The answer is $f(x) = x^2 + cx$ for some integer $c$. Let $P(a, b, c)$ denote the original assertion. From $P(0, 0, 0)$ we have $f(0) = 0$. Now, set $f(x) = x^2 + g(x)$ for all integers $x$. Substituting this in, we see that whenever $a + b + c = 0$, we have $g(a) + g(b) + g(c) = 0$; denote this assertion by $Q(a, b, c)$. Since $g(0) = f(0) - 0 = 0$, from $Q(a, -a, 0)$, we find that $g$ is odd. Now, let $g(1) = c$. We will show that for all positive integers $k$, $g(k) = ck$ and $g(-k) = -ck$ by induction on $k$, which will easily imply the solution set for $f$. The base case of $k = 1$ is obviously true. For the inductive step, assume that $g(k) = ck$ and $g(-k) = -ck$. From $Q(k + 1, -k, -1)$, we have $g(k + 1) = -g(-k) - g(-1) = c(k + 1)$. Since $g$ is odd, we have $g(-(k + 1)) = -g(k + 1) = -c(k + 1)$, which completes the induction.

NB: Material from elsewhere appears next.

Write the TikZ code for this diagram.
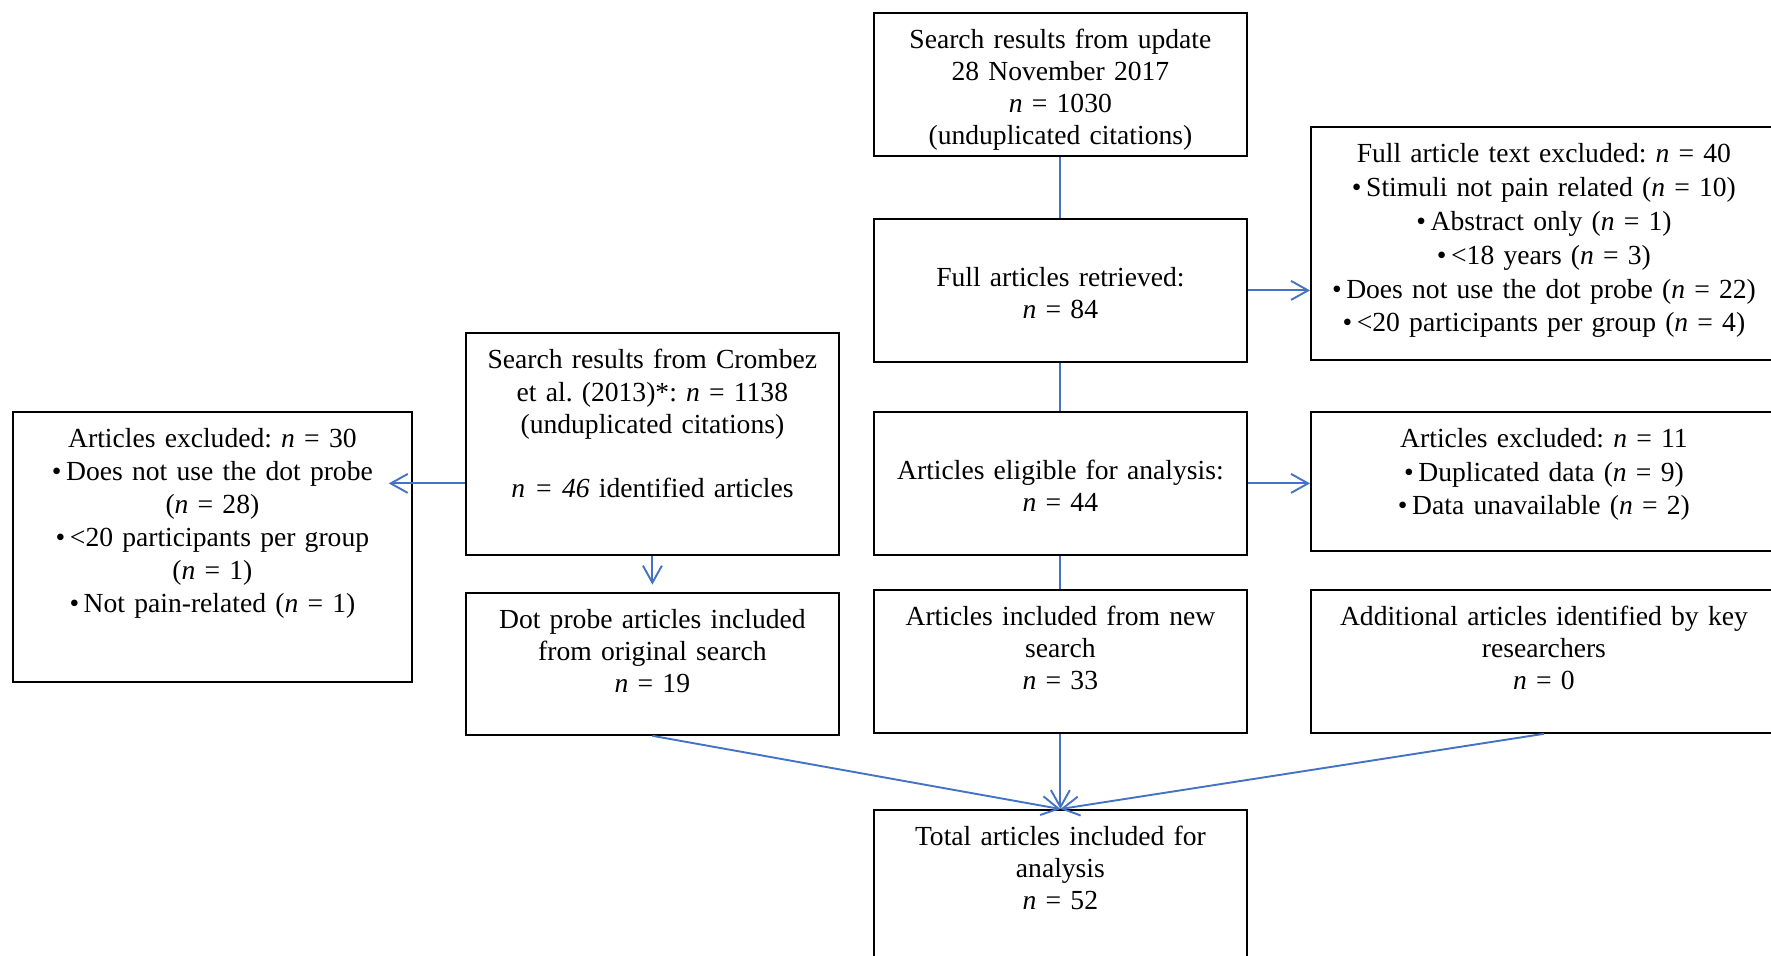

The answer is $f(x) = x^2 + Cx$ for all $C \in \mathbb{Z}$, which works since \[ \sum_{cyc} a^2 + Ca = a^2 + b^2 + c^2 + C(a+b+c) = a^2 + b^2 + c^2 \]over all $a + b + c = 0$. Let $g(x) = f(x) - x^2$ - the condition translates into $g(a) + g(b) + g(c) = 0$ for all $a + b + c = 0$. Clearly $g(0) = 0$. Let $g(1) = C$ - we prove by induction that $g(x) = Cx$ which clearly finishes. Indeed, $P(a, -a, 0)$ gives $g$ odd, and by induction with base case $x = 1$ (and assuming we have proved it for $1$ through $n$), $P(n, 1, -n-1)$ for gives $g(-n-1) = C(-n-1)$. Since $g$ is odd, we are done.

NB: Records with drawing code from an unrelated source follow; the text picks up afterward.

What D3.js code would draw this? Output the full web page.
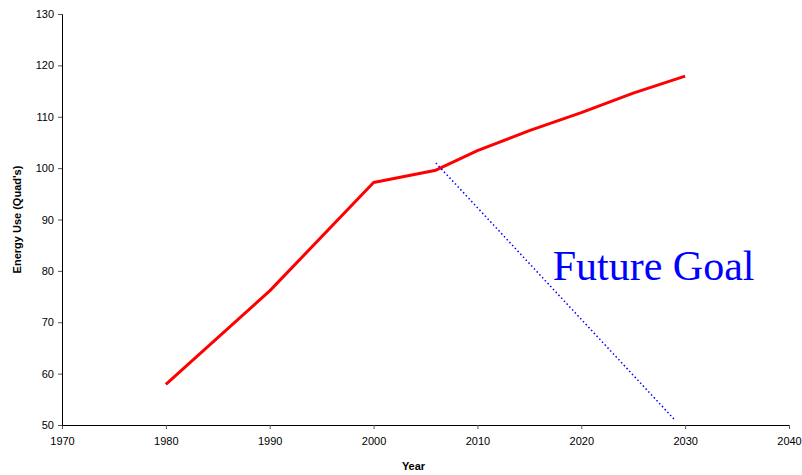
<!DOCTYPE html>
<html>
<head>
<meta charset="utf-8">
<script src="https://cdn.jsdelivr.net/npm/d3@7"></script>
<style>
  body { margin: 0; background: #fff; }
  svg text { font-family: Arial, "Liberation Sans", sans-serif; }
</style>
</head>
<body>
<svg id="chart" width="802" height="475"></svg>
<script>
// energy use history and projection
var years = [1980, 1990, 2000, 2006, 2010, 2015, 2020, 2025, 2030];
var energy = [57.9, 76.1, 97.2, 99.6, 103.4, 107.3, 110.8, 114.6, 117.9];
// future goal line
var goalYears = [2006, 2029];
var goalValues = [101, 51];
var xTicks = [1970, 1980, 1990, 2000, 2010, 2020, 2030, 2040];
var yTicks = [50, 60, 70, 80, 90, 100, 110, 120, 130];

var svg = d3.select("#chart");
var margin = {top: 14, right: 13, bottom: 50, left: 62};
var w = 802 - margin.left - margin.right;
var h = 475 - margin.top - margin.bottom;

var g = svg.append("g")
    .attr("transform", "translate(" + margin.left + "," + margin.top + ")");

var xScale = d3.scaleLinear().domain([1970, 2040]).range([0, w]);
var yScale = d3.scaleLinear().domain([50, 130]).range([h, 0]);

//axes
var xAxis = g.append("g")
    .attr("transform", "translate(0," + h + ")")
    .call(d3.axisBottom(xScale).tickValues(xTicks).tickFormat(d3.format("d")).tickSizeOuter(0).tickSize(4).tickPadding(8));
var yAxis = g.append("g")
    .call(d3.axisLeft(yScale).tickValues(yTicks).tickSizeOuter(0).tickSize(4).tickPadding(4));

[xAxis, yAxis].forEach(function(a){
    a.select(".domain").attr("stroke", "#000");
    a.selectAll(".tick line").attr("stroke", "#555");
    a.selectAll("text").attr("font-size", "11px").attr("fill", "#000")
        .style("font-family", "Arial, 'Liberation Sans', sans-serif");
});

//red energy line
var line = d3.line()
    .x(function(d, i){ return xScale(years[i]); })
    .y(function(d){ return yScale(d); });
g.append("path")
    .datum(energy)
    .attr("d", line)
    .attr("fill", "none")
    .attr("stroke", "#ff0000")
    .attr("stroke-width", 3)
    .attr("stroke-linejoin", "round");

//blue dotted goal
var goalLine = d3.line()
    .x(function(d, i){ return xScale(goalYears[i]); })
    .y(function(d){ return yScale(d); });
g.append("path")
    .datum(goalValues)
    .attr("d", goalLine)
    .attr("fill", "none")
    .attr("stroke", "#0000ff")
    .attr("stroke-width", 1.5)
    .attr("stroke-dasharray", "1.5,2.5");

g.append("text")
    .attr("x", xScale(2017.25))
    .attr("y", yScale(78.2))
    .attr("font-size", "42px")
    .style("font-family", "'Liberation Serif', 'Times New Roman', serif")
    .attr("fill", "#0000ff")
    .text("Future Goal");

//axis titles
svg.append("text")
    .attr("x", margin.left + w / 2 - 12)
    .attr("y", 470)
    .attr("text-anchor", "middle")
    .attr("font-size", "11px")
    .attr("font-weight", "bold")
    .text("Year");

svg.append("text")
    .attr("transform", "translate(21," + (margin.top + h / 2) + ") rotate(-90)")
    .attr("text-anchor", "middle")
    .attr("font-size", "11px")
    .attr("font-weight", "bold")
    .text("Energy Use (Quad's)");
</script>
</body>
</html>
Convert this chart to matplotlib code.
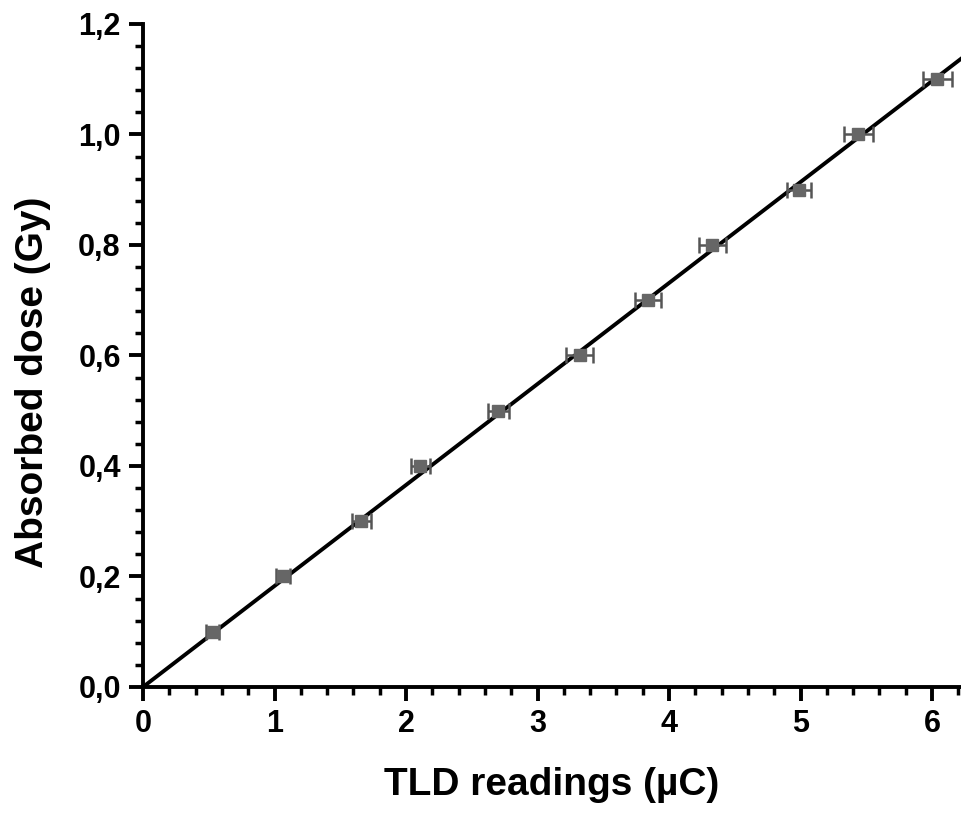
import numpy as np
import matplotlib.pyplot as plt
from matplotlib.ticker import MultipleLocator, FuncFormatter

# datos
lecturas_tld = [0.53, 1.065, 1.66, 2.11, 2.70, 3.32, 3.84, 4.33, 4.99, 5.44, 6.04]
error_tld = [0.05, 0.05, 0.07, 0.07, 0.08, 0.10, 0.10, 0.10, 0.09, 0.11, 0.11]
dosis = [0.1, 0.2, 0.3, 0.4, 0.5, 0.6, 0.7, 0.8, 0.9, 1.0, 1.1]

x = np.array(lecturas_tld)
y = np.array(dosis)
# ajuste lineal por el origen
pendiente = np.sum(x * y) / np.sum(x * x)

plt.rcParams['font.family'] = ['Liberation Sans', 'DejaVu Sans']

fig = plt.figure(figsize=(9.61, 8.13), dpi=100)
ax = fig.add_axes([0.1488, 0.155, 0.8512, 0.8155])

xmax = 6.22
xs = np.array([0, xmax])
ax.plot(xs, pendiente * xs, color='black', linewidth=2.8, zorder=2)
ax.errorbar(x, y, xerr=error_tld, fmt='s', color='#666666', markersize=8,
            ecolor='#555555', elinewidth=1.8, capsize=6, capthick=1.8, zorder=3)

ax.set_xlim(0, xmax)
ax.set_ylim(0, 1.2)
ax.spines['top'].set_visible(False)
ax.spines['right'].set_visible(False)
ax.spines['left'].set_linewidth(2.8)
ax.spines['bottom'].set_linewidth(2.8)
ax.spines['left'].set_zorder(4)
ax.spines['bottom'].set_zorder(4)

ax.xaxis.set_major_locator(MultipleLocator(1))
ax.xaxis.set_minor_locator(MultipleLocator(0.2))
ax.yaxis.set_major_locator(MultipleLocator(0.2))
ax.yaxis.set_minor_locator(MultipleLocator(0.04))
ax.yaxis.set_major_formatter(FuncFormatter(lambda v, p: f"{v:.1f}".replace('.', ',')))
ax.xaxis.set_major_formatter(FuncFormatter(lambda v, p: f"{v:.0f}"))

ax.tick_params(which='major', direction='out', length=10, width=2.8, labelsize=22, pad=6)
ax.tick_params(which='minor', direction='out', length=6, width=2.5)
for lbl in ax.get_xticklabels() + ax.get_yticklabels():
    lbl.set_fontweight('bold')

ax.set_xlabel('TLD readings (µC)', fontsize=28, fontweight='bold', labelpad=20)
ax.set_ylabel('Absorbed dose (Gy)', fontsize=28, fontweight='bold')
ax.yaxis.set_label_coords(-0.113, 0.46)

fig.savefig('out.png', dpi=100)
plt.close()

Let $g(x)=f(x)-x^2$. Then $g(a)+g(b)+g(c)=0$ for $a+b+c=0$. Plugging in $a=b=c=0$ gives $g(0)=0$. Plugging in $b=-a$ and $c=0$ gives $g(a)+g(-a)=0$ so $g$ is odd. Plugging in $c=-a-b$ gives $g(a)+g(b)=g(a+b)$, so $g(x)=cx$ for some $c$. Therefore, $\boxed{f(x)=x^2+cx}$.

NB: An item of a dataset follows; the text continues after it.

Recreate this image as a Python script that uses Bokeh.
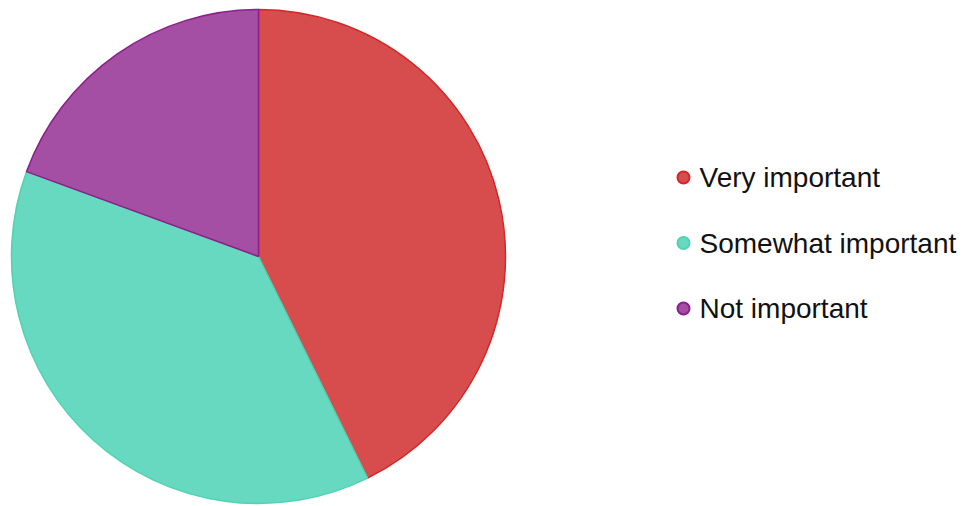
import numpy as np
from bokeh.plotting import figure
from bokeh.models import ColumnDataSource, Range1d
from bokeh.core.properties import value
from bokeh.embed import file_html
from bokeh.resources import INLINE

labels = ["Very important", "Somewhat important", "Not important"]
values = [44, 39, 20]
fills = ["#d74c4c", "#67d9c0", "#a44ea4"]
strokes = ["#d62728", "#4fd3b3", "#8b1f8b"]

W, H = 966, 506
p = figure(width=W, height=H, output_backend="svg", toolbar_location=None,
           x_range=Range1d(0, W), y_range=Range1d(0, H), min_border=0)
p.axis.visible = False
p.grid.visible = False
p.outline_line_color = None
p.background_fill_color = None
p.border_fill_color = None

vals = np.array(values, dtype=float)
frac = vals / vals.sum()
cum = np.concatenate([[0], np.cumsum(frac)])
start = np.pi / 2 - cum[:-1] * 2 * np.pi
end = np.pi / 2 - cum[1:] * 2 * np.pi

cx, cy, r = 258, 250, 247
src = ColumnDataSource(dict(start=start, end=end, fill=fills, line=strokes))
p.wedge(x=cx, y=cy, radius=r, start_angle="start", end_angle="end",
        direction="clock", fill_color="fill", line_color="line",
        line_width=1.5, source=src)

# legend
ly = [329 - i * 65.5 for i in range(len(labels))]
lsrc = ColumnDataSource(dict(x=[683] * len(labels), tx=[699] * len(labels), y=ly,
                             label=labels, fill=fills, line=strokes))
p.scatter(x="x", y="y", size=12, marker="circle", fill_color="fill",
          line_color="line", line_width=2, source=lsrc)
p.text(x="tx", y="y", text="label", text_font=value("Liberation Sans"),
       text_font_size="28px", text_baseline="middle", text_align="left",
       text_color="#111111", source=lsrc)

open("out.html", "w").write(file_html(p, INLINE))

We claim the only functions are $\boxed{f(x)\equiv x^2+kx}$ for $k\in\mathbb{Z}$. It is easy to check that these work. Let $P(a,b,c)$ denote the given assertion. $P(0,0,0)$ gives $f(0)=0$. $P(x,-x,0)$ gives $f(x)+f(-x)=2x^2$. $P(x,1,-1-x)$ gives $f(x+1)=f(x)+f(1)+2x$. By induction, $f(x)=xf(1)+x^2-x$, as desired. $\square$

Since $a+b+c=0$, our equation becomes $f(a)+f(b)+f(-(a+b))=a^2+b^2+(a+b)^2$. Our answer is $f(x)=x^2+cx$ for $c\in\mathbb{Z}$, and it is easy to see this satisfies our equation. Plugging in $a=b=0$, we get $f(0)=0$, and plugging in $b=-a$ and $c=0$, we get $f(a)+f(-a)=2a^2$. Thus, we have \[f(a)+f(b)+f(-(a+b))+f(a+b)=f(a)+f(b)+2(a+b)^2=a^2+b^2+(a+b)^2+f(a+b),\]which gives $f(a)+f(b)+2ab=f(a+b)$. Now, Let $g(x)=f(x)-x^2$, so \[g(a)+g(b)=(f(a)-a^2)+(f(b)-b^2)+(2ab-2ab) = f(a+b)-(a+b)^2 = g(a+b),\]meaning $g$ satisfies Cauchy. Since $g$ is over the integers, we must have that $g$ is linear, so $g(x)=cx$, and $f(x)=x^2+cx$, as desired.

The only solution is $f(x) = x^2 + nx$ for some integer constant $n$. These work. Now we prove they are the only solutions. Let $g(x) = f(x) - x^2$. We have $g(a) + g(b) + g(c) = 0$ if $a + b + c = 0$. Let $P(a,b,c)$ be this assertion. $P(0,0,0): g(0) = 0$. $P(a,-a,0): g(a) + g(-a) = 0$, so $g$ is odd. $P(a, b, -(a+b)): g(a) + g(b) + g(-(a+b)) = 0$, so $g(a) + g(b) = g(a+b)$, implying that $g(x) = nx$ for some constant $n$.